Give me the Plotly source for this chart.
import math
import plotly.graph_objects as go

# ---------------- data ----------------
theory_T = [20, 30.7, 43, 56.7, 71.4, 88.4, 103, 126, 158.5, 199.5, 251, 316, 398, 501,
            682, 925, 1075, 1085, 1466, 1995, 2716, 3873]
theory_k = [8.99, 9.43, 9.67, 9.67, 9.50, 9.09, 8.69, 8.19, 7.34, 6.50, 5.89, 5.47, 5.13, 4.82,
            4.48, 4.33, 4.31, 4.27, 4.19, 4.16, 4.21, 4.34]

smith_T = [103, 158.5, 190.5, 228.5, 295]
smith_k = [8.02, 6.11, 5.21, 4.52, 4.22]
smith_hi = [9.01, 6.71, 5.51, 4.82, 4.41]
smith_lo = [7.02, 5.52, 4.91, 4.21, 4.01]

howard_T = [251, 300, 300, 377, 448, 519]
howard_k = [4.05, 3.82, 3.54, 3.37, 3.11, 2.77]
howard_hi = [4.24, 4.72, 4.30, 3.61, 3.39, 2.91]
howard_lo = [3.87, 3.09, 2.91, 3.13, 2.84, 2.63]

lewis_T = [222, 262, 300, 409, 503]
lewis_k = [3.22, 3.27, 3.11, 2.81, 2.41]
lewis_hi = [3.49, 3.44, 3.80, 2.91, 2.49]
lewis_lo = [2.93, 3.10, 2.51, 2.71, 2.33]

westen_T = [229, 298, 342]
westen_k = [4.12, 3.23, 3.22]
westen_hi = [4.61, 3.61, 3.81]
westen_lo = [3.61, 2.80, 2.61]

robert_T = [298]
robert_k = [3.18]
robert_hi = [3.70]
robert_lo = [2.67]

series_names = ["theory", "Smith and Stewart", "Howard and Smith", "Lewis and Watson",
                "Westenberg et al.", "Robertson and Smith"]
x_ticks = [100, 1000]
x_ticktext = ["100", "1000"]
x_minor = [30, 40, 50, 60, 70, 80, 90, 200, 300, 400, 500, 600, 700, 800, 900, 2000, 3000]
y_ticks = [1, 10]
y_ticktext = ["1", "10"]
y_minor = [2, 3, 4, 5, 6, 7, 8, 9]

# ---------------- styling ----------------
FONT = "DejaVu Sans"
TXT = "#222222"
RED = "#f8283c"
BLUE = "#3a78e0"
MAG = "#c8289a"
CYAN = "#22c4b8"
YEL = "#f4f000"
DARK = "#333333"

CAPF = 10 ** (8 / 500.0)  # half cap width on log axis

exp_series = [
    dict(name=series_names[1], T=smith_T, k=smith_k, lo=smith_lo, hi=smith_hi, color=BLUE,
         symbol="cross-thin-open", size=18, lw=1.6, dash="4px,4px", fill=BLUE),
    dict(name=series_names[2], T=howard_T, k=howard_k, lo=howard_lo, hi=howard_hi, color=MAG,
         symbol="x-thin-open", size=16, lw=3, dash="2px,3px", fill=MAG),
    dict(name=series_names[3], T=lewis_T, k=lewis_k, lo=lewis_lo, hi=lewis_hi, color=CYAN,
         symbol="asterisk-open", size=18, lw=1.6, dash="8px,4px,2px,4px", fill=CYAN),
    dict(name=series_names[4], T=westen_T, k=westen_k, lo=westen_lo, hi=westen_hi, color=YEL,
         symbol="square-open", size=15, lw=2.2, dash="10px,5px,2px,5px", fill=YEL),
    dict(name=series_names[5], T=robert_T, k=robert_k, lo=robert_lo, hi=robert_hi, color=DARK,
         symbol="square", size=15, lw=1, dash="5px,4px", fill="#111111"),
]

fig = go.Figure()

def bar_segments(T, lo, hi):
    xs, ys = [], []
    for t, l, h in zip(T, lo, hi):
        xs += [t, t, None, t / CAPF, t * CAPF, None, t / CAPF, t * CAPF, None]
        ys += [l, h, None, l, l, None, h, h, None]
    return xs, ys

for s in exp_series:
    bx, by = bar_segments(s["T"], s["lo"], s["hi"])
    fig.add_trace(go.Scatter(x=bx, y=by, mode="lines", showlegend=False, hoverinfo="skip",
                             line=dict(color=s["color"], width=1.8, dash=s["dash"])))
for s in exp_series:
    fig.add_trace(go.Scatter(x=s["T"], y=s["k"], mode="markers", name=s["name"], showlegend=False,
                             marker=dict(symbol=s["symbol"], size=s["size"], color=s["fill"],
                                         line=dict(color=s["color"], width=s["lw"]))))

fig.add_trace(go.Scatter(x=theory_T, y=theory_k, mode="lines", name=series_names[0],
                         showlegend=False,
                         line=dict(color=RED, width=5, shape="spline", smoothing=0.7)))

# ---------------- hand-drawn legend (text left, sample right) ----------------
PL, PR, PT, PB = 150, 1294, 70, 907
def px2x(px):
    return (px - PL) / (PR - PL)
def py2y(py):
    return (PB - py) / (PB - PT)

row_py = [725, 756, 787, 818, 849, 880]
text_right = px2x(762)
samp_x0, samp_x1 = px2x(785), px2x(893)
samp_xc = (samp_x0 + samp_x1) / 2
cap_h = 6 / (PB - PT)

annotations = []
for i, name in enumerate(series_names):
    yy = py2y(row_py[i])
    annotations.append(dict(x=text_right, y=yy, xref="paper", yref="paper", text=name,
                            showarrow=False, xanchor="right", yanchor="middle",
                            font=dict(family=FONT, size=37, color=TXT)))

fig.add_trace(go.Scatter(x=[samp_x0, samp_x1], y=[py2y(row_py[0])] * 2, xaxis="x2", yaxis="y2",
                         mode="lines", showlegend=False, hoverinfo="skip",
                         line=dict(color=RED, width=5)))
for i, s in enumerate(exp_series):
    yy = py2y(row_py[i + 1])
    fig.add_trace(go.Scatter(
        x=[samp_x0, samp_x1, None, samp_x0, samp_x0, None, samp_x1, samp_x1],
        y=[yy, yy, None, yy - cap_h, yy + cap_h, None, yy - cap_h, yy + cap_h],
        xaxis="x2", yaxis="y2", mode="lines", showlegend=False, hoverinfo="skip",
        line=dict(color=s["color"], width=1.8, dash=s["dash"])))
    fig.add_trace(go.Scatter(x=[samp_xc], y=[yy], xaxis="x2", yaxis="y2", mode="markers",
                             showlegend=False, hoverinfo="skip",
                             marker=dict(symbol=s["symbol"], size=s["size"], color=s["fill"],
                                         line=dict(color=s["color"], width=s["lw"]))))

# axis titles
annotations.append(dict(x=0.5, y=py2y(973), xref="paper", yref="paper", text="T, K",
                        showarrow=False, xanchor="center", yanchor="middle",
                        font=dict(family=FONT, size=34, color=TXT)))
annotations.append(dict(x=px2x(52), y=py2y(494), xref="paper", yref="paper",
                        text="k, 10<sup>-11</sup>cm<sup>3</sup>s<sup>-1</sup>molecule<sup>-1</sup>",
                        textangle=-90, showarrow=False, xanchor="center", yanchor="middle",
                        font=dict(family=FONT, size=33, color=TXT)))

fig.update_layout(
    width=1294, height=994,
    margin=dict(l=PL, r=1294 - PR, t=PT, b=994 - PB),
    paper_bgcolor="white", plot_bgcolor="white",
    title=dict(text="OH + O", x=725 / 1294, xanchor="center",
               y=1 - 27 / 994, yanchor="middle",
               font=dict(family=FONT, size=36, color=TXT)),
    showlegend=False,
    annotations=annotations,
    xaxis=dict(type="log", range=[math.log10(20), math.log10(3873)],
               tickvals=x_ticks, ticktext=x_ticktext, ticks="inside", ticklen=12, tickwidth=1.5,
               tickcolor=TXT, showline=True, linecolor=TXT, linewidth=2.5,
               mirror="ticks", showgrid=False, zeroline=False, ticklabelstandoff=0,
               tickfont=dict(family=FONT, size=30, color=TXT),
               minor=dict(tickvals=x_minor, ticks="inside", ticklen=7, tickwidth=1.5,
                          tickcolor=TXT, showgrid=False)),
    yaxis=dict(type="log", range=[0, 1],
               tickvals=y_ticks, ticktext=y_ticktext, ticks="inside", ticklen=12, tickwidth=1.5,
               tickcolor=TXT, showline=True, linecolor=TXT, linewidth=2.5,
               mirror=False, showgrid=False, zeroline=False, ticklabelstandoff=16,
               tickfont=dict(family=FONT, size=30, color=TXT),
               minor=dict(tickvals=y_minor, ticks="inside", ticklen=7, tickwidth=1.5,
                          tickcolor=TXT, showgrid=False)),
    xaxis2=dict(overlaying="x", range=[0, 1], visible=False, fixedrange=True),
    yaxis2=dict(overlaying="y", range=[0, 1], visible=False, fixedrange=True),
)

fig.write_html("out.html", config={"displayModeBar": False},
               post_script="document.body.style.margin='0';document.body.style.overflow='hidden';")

* * *

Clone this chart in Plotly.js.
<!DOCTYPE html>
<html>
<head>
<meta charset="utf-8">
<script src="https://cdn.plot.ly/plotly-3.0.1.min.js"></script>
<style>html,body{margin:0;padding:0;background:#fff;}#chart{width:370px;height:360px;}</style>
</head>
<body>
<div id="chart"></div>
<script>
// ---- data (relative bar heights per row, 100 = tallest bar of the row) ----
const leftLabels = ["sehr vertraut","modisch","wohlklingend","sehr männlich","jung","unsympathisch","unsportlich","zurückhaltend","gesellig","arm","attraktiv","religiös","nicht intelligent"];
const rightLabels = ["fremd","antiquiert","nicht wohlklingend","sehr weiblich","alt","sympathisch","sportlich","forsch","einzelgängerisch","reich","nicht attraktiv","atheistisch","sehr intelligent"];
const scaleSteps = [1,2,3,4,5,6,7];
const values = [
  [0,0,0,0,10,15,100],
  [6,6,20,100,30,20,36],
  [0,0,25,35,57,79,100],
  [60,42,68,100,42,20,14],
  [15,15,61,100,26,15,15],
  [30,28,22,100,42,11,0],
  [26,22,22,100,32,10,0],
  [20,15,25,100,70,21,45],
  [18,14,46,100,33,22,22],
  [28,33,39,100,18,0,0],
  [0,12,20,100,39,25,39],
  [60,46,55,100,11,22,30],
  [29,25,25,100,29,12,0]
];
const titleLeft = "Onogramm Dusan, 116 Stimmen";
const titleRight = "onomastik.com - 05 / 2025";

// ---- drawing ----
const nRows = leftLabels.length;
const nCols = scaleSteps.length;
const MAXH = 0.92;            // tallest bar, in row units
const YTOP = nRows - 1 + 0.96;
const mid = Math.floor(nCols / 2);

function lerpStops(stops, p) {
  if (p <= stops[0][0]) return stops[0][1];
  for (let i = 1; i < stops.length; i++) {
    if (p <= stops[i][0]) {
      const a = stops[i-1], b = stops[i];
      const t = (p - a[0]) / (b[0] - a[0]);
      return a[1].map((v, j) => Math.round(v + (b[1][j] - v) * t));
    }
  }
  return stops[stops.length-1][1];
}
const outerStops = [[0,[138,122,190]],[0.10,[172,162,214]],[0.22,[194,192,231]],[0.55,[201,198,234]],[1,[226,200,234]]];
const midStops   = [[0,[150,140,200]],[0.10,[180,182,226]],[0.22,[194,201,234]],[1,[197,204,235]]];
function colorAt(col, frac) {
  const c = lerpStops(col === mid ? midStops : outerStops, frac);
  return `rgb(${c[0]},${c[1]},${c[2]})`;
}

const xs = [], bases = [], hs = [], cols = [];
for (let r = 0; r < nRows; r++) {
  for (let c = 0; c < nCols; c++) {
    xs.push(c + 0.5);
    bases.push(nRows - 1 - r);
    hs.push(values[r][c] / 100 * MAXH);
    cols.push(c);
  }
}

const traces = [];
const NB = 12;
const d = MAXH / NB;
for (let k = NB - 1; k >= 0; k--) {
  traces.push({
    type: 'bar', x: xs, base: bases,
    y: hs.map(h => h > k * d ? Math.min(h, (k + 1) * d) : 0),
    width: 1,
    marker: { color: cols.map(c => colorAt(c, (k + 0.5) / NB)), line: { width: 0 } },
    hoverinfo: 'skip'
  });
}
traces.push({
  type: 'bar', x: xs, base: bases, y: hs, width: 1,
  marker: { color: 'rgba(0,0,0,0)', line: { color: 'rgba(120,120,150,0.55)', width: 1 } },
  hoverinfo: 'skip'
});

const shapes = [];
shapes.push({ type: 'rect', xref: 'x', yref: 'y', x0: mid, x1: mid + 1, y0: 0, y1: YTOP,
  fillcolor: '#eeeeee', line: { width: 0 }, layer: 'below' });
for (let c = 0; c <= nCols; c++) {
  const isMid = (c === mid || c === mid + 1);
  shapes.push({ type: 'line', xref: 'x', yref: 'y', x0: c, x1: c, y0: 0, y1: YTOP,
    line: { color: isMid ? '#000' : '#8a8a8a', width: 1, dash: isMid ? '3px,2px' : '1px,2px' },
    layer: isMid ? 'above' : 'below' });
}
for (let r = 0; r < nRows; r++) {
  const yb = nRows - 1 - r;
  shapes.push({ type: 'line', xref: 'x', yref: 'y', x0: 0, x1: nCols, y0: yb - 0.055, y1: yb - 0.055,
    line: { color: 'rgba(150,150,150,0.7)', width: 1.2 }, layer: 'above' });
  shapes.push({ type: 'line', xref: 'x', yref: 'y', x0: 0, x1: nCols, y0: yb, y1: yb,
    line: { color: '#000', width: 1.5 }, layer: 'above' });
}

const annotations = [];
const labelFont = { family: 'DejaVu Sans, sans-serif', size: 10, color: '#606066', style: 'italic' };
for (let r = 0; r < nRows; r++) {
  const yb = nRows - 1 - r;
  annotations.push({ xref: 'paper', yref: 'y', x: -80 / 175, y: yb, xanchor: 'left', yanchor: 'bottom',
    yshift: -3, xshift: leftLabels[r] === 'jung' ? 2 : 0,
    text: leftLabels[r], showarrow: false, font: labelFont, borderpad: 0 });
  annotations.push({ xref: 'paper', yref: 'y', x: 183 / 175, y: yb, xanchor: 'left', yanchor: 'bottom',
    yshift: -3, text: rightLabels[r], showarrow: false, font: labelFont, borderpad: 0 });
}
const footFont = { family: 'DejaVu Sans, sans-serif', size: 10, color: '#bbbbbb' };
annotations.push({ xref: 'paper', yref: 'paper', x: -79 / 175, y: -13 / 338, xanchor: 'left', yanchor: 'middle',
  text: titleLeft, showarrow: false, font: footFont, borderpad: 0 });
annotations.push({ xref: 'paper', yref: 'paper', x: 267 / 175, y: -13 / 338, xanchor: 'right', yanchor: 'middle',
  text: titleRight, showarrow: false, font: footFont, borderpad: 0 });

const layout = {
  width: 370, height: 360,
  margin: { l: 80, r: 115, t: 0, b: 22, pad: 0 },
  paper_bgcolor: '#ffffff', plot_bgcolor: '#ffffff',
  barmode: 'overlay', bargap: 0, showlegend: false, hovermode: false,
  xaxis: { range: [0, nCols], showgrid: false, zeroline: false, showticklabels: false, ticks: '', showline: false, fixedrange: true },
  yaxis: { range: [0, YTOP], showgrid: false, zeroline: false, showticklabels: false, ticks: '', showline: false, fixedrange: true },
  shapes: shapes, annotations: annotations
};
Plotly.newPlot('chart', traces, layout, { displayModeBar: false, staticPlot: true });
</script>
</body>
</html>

# Requirement:
Of the lines above, retype only those from the line containing "Give me the Plotly source for this chart." through the line containing "howard_lo = [3.87, 3.09, 2.91, 3.13, 2.84, 2.63]", including both, exactly.

# Solution to this task:
Give me the Plotly source for this chart.
import math
import plotly.graph_objects as go

# ---------------- data ----------------
theory_T = [20, 30.7, 43, 56.7, 71.4, 88.4, 103, 126, 158.5, 199.5, 251, 316, 398, 501,
            682, 925, 1075, 1085, 1466, 1995, 2716, 3873]
theory_k = [8.99, 9.43, 9.67, 9.67, 9.50, 9.09, 8.69, 8.19, 7.34, 6.50, 5.89, 5.47, 5.13, 4.82,
            4.48, 4.33, 4.31, 4.27, 4.19, 4.16, 4.21, 4.34]

smith_T = [103, 158.5, 190.5, 228.5, 295]
smith_k = [8.02, 6.11, 5.21, 4.52, 4.22]
smith_hi = [9.01, 6.71, 5.51, 4.82, 4.41]
smith_lo = [7.02, 5.52, 4.91, 4.21, 4.01]

howard_T = [251, 300, 300, 377, 448, 519]
howard_k = [4.05, 3.82, 3.54, 3.37, 3.11, 2.77]
howard_hi = [4.24, 4.72, 4.30, 3.61, 3.39, 2.91]
howard_lo = [3.87, 3.09, 2.91, 3.13, 2.84, 2.63]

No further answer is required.